Collected material:
◇ ◇ ◇

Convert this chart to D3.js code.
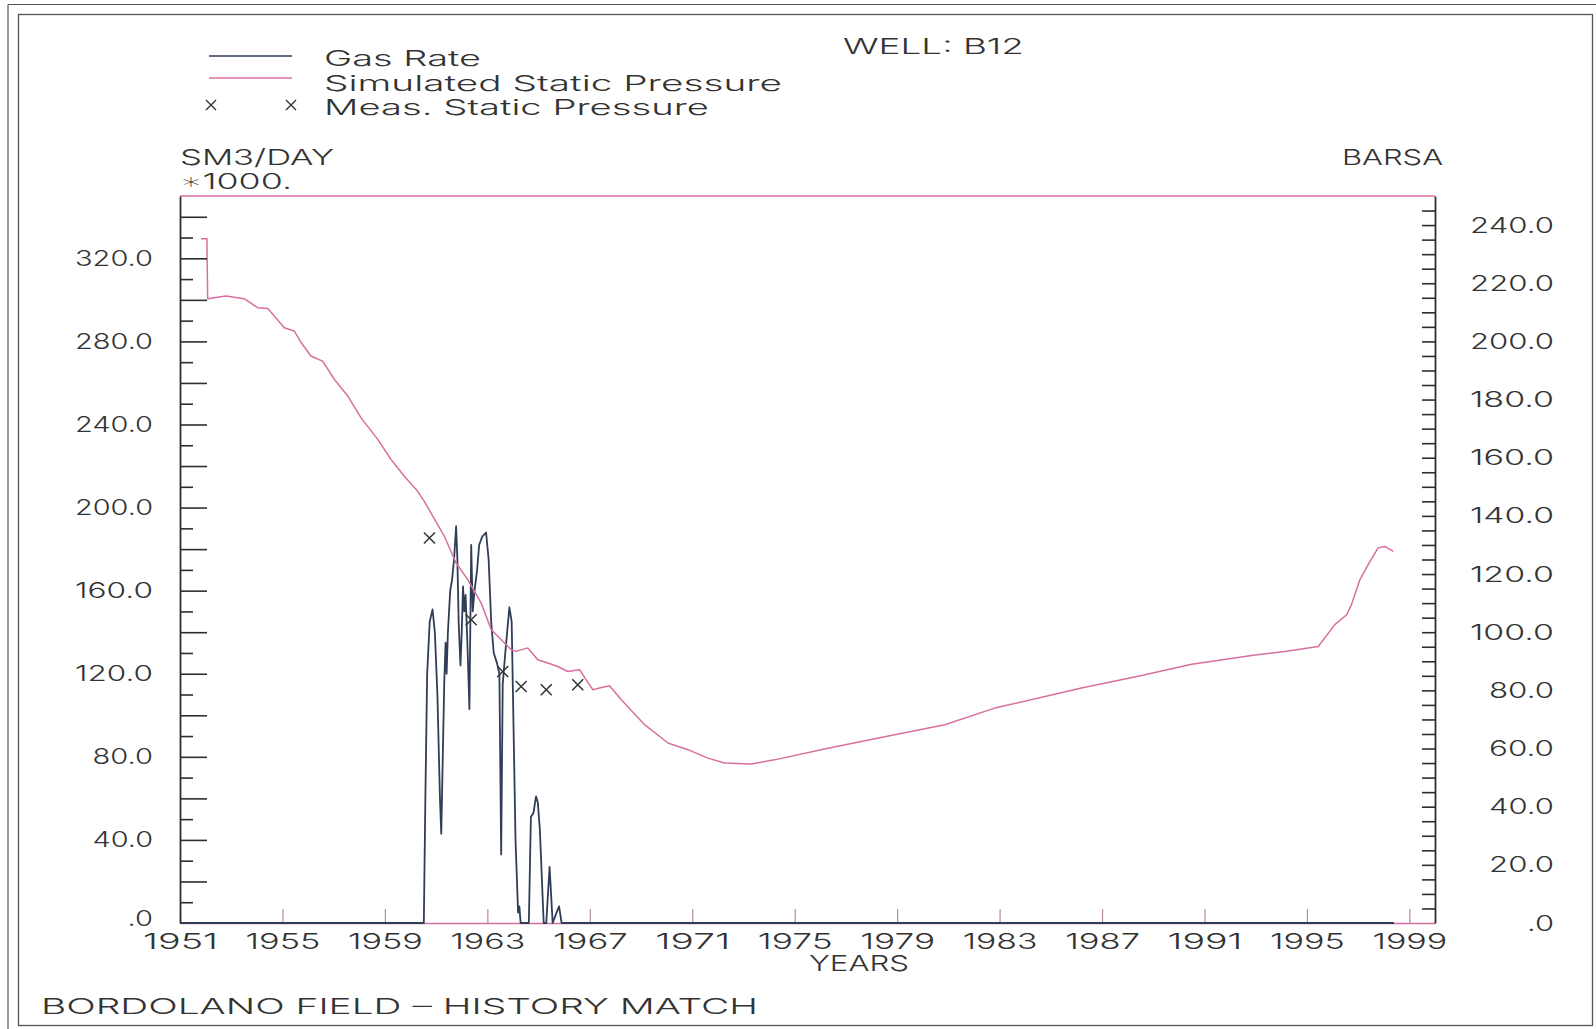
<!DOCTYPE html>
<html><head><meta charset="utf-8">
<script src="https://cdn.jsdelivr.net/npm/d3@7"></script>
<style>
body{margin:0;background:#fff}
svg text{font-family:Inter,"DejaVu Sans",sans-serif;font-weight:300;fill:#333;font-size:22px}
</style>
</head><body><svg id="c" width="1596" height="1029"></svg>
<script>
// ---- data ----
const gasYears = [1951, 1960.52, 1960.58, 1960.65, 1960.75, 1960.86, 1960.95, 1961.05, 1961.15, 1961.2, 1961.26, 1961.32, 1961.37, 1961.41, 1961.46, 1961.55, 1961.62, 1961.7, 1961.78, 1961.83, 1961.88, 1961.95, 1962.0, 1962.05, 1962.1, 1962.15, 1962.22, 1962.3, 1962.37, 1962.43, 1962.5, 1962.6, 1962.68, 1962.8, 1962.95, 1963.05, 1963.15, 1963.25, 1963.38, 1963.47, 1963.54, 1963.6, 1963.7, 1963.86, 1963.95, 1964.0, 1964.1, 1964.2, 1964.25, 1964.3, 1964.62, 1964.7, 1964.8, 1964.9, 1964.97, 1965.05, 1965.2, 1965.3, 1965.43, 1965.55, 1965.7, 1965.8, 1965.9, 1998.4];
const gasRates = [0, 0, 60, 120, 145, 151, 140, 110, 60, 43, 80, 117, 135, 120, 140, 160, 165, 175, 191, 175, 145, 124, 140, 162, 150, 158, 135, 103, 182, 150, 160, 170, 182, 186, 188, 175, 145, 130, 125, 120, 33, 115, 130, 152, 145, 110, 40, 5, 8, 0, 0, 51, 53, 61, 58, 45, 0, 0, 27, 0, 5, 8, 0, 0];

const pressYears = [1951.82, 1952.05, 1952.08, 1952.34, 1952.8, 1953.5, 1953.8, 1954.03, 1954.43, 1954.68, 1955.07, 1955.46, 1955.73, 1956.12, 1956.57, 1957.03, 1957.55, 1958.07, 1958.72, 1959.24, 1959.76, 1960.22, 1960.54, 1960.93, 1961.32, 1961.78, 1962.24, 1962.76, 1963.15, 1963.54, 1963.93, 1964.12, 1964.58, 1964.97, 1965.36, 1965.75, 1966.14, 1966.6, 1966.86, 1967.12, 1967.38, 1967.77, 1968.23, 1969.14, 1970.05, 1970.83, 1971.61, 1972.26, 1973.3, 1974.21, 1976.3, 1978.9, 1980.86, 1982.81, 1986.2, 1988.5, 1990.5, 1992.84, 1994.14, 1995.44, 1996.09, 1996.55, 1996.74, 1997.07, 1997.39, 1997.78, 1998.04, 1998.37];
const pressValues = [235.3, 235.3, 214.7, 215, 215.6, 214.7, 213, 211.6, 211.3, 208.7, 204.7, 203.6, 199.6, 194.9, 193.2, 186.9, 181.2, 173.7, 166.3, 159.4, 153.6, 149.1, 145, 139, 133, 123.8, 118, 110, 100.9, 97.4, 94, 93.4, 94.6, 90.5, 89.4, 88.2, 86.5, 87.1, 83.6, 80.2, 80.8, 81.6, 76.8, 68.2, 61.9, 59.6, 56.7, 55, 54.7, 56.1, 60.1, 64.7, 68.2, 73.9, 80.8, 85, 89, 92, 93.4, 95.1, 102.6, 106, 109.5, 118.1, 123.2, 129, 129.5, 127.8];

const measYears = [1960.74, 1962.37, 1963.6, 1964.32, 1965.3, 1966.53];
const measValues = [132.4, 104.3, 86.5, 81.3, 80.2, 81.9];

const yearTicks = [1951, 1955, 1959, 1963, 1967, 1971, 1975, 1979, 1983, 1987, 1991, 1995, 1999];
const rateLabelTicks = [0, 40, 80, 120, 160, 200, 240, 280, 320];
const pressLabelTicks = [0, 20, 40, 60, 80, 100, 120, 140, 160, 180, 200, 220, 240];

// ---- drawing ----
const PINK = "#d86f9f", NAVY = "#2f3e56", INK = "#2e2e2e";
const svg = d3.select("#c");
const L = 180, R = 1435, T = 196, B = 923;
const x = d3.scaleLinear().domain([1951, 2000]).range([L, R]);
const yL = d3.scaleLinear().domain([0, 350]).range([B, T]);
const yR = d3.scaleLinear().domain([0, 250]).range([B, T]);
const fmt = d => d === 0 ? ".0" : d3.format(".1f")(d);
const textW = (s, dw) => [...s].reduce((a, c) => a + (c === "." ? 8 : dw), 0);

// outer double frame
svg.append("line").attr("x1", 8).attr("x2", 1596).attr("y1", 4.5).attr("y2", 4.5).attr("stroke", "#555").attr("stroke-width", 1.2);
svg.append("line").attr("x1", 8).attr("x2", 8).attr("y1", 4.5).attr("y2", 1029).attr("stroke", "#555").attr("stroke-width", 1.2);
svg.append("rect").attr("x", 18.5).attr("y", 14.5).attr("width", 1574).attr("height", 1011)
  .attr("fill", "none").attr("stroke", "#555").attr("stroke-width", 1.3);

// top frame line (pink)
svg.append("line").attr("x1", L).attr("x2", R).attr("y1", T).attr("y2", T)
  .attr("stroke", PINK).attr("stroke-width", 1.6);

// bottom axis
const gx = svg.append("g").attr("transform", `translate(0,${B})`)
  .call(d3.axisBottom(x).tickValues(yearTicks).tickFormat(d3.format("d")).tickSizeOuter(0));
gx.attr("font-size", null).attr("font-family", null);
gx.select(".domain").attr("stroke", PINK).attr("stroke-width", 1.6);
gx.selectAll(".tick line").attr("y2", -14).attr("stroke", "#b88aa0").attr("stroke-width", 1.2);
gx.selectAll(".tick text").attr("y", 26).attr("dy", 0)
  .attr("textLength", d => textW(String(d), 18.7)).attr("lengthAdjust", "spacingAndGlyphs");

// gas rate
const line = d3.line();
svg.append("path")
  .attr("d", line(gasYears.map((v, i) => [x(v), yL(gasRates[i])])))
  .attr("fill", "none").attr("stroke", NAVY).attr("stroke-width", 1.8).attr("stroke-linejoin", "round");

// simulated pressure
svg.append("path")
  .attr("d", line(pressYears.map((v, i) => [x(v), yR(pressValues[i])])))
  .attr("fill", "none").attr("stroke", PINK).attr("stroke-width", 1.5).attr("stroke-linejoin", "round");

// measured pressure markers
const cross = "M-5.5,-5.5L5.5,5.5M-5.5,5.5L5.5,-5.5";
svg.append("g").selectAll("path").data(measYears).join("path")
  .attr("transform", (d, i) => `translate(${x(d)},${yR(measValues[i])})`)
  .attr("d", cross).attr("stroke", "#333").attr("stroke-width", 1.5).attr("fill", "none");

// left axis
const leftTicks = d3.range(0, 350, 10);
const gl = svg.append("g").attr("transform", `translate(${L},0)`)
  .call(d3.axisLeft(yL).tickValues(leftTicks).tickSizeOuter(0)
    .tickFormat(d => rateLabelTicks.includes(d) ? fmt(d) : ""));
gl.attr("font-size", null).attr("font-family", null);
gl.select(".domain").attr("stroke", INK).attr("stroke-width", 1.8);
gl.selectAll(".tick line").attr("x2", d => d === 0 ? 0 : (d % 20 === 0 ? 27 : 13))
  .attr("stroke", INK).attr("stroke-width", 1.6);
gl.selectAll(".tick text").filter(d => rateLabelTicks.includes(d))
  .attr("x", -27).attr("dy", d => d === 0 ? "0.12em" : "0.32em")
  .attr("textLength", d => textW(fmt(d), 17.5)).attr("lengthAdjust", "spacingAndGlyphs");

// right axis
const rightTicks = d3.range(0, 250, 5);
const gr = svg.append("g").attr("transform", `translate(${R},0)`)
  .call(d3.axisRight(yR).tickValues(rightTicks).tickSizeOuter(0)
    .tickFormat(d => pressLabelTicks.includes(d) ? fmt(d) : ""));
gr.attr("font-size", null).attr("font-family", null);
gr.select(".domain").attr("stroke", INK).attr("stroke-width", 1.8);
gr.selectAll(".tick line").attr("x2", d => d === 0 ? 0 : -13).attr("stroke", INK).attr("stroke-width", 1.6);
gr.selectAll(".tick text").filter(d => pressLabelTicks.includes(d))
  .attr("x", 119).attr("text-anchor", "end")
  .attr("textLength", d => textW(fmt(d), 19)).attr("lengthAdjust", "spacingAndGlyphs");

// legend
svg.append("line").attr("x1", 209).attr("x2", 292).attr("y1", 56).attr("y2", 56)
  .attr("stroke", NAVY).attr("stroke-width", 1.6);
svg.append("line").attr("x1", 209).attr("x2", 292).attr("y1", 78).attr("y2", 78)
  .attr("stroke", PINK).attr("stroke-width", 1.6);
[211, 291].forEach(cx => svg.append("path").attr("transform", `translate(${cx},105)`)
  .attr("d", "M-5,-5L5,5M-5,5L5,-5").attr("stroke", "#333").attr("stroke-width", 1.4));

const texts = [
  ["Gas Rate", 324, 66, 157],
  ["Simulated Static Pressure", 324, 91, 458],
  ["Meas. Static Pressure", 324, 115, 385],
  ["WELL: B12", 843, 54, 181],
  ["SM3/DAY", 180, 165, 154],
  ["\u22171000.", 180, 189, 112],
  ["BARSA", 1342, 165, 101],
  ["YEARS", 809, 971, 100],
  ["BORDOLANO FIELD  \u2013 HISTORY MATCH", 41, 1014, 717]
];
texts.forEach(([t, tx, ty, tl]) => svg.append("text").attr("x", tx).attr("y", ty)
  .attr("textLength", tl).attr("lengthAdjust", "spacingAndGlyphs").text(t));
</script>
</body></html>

◇ ◇ ◇

What is required: Reproduce only the lines from the beginning of the data through the line that contains "0, 5, 8, 0, 0];", both included, and please drop the pictures.

Reply to the task:
Convert this chart to D3.js code.
<!DOCTYPE html>
<html><head><meta charset="utf-8">
<script src="https://cdn.jsdelivr.net/npm/d3@7"></script>
<style>
body{margin:0;background:#fff}
svg text{font-family:Inter,"DejaVu Sans",sans-serif;font-weight:300;fill:#333;font-size:22px}
</style>
</head><body><svg id="c" width="1596" height="1029"></svg>
<script>
// ---- data ----
const gasYears = [1951, 1960.52, 1960.58, 1960.65, 1960.75, 1960.86, 1960.95, 1961.05, 1961.15, 1961.2, 1961.26, 1961.32, 1961.37, 1961.41, 1961.46, 1961.55, 1961.62, 1961.7, 1961.78, 1961.83, 1961.88, 1961.95, 1962.0, 1962.05, 1962.1, 1962.15, 1962.22, 1962.3, 1962.37, 1962.43, 1962.5, 1962.6, 1962.68, 1962.8, 1962.95, 1963.05, 1963.15, 1963.25, 1963.38, 1963.47, 1963.54, 1963.6, 1963.7, 1963.86, 1963.95, 1964.0, 1964.1, 1964.2, 1964.25, 1964.3, 1964.62, 1964.7, 1964.8, 1964.9, 1964.97, 1965.05, 1965.2, 1965.3, 1965.43, 1965.55, 1965.7, 1965.8, 1965.9, 1998.4];
const gasRates = [0, 0, 60, 120, 145, 151, 140, 110, 60, 43, 80, 117, 135, 120, 140, 160, 165, 175, 191, 175, 145, 124, 140, 162, 150, 158, 135, 103, 182, 150, 160, 170, 182, 186, 188, 175, 145, 130, 125, 120, 33, 115, 130, 152, 145, 110, 40, 5, 8, 0, 0, 51, 53, 61, 58, 45, 0, 0, 27, 0, 5, 8, 0, 0];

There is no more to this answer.